Everyone has different ideas about what qualifies as work, play, or rest. If some people are involved in a basketball game, and they seem to be having fun, their activity could be called “play.” If it doesn’t seem as difficult as other things they do, it could be called “rest.” And if they get paid, some people think of that as “work.” The boundaries between work, play, and rest aren’t as well-defined as some people think.
With that ambiguity in mind, let’s take a look at “laziness.” I think most people do what they think they need to do to get their lives going. Some think they need lots of money, and they often do work they’d really rather not do so that they’ll get money. To some of them, people who enjoy their work but don’t earn as much can seem lazy. Some people earn a lot by sitting at desks and talking to people, while others earn very little by lifting heavy things all day, or doing other work many of them would rather not do. Some people want to find jobs, and can’t. Some are accused of not even wanting to find jobs – just living off the work of others. I don’t buy that point of view, but I know people who swear by it.
To me, there’s no point or truth in calling any of these people “lazy.” I think they’re all doing what they think they need to do. Human beings have a long history of trying to avoid hard work. They’ve invented all kinds of gadgets that make work easier, or unnecessary. We haven’t called people “lazy” because they’ve moved to California using covered wagons or trucks, rather than carrying their belongings on their backs. But really, the horses and trucks did a lot of their work. And over the years, I’ve heard many people who’ve said and believed that they’ve built their own homes. Most of them relied heavily on many other workers.
Now, let’s look at the child who is not doing the work the teacher has assigned. Maybe the child is not interested in the work – does not think the work has anything to do with him/her. Maybe it’s lack of confidence – why struggle to do what’s impossible? Perhaps he/she does not like being told what to do, and is rebelling. It could be that the child is not even aware that there’s work to do; not everything a teacher says or writes is necessarily heard or read. Calling a child or adult “lazy” may help whoever is using that label; we all need to make sense of our experiences. But I don’t think it’s accurate or useful.

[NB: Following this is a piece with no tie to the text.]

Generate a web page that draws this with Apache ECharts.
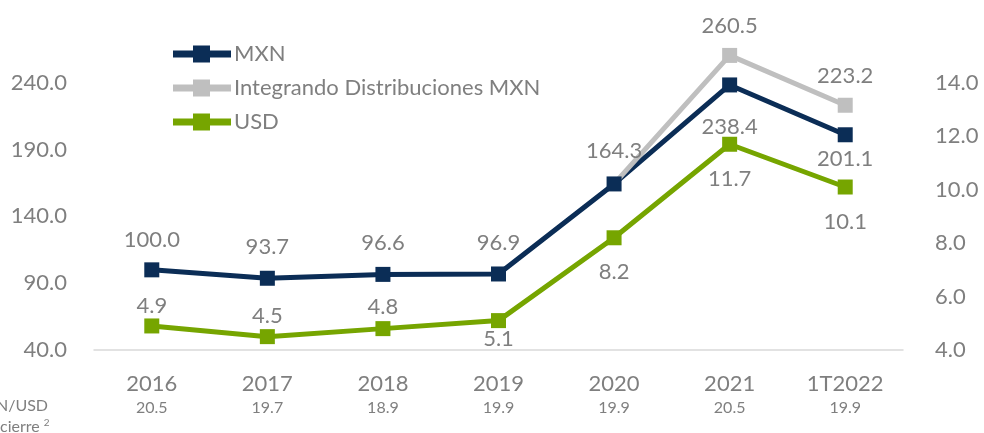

I’ve spent much of my life thinking I’ve been lazy. After all, there’s been plenty of work I haven’t done, even though I could have. I could have exercised more. I could have taken more courses. I could have chosen a career that made me richer. And now, I could do things to earn more money. I consciously think I lack energy, and the medical world backs me up on that. But there are still unconscious murmurings inside me telling me I’m lazy.
I’m not lazy. Neither are you. Neither is the adult who hasn’t found a job or the child who isn’t doing the worksheet.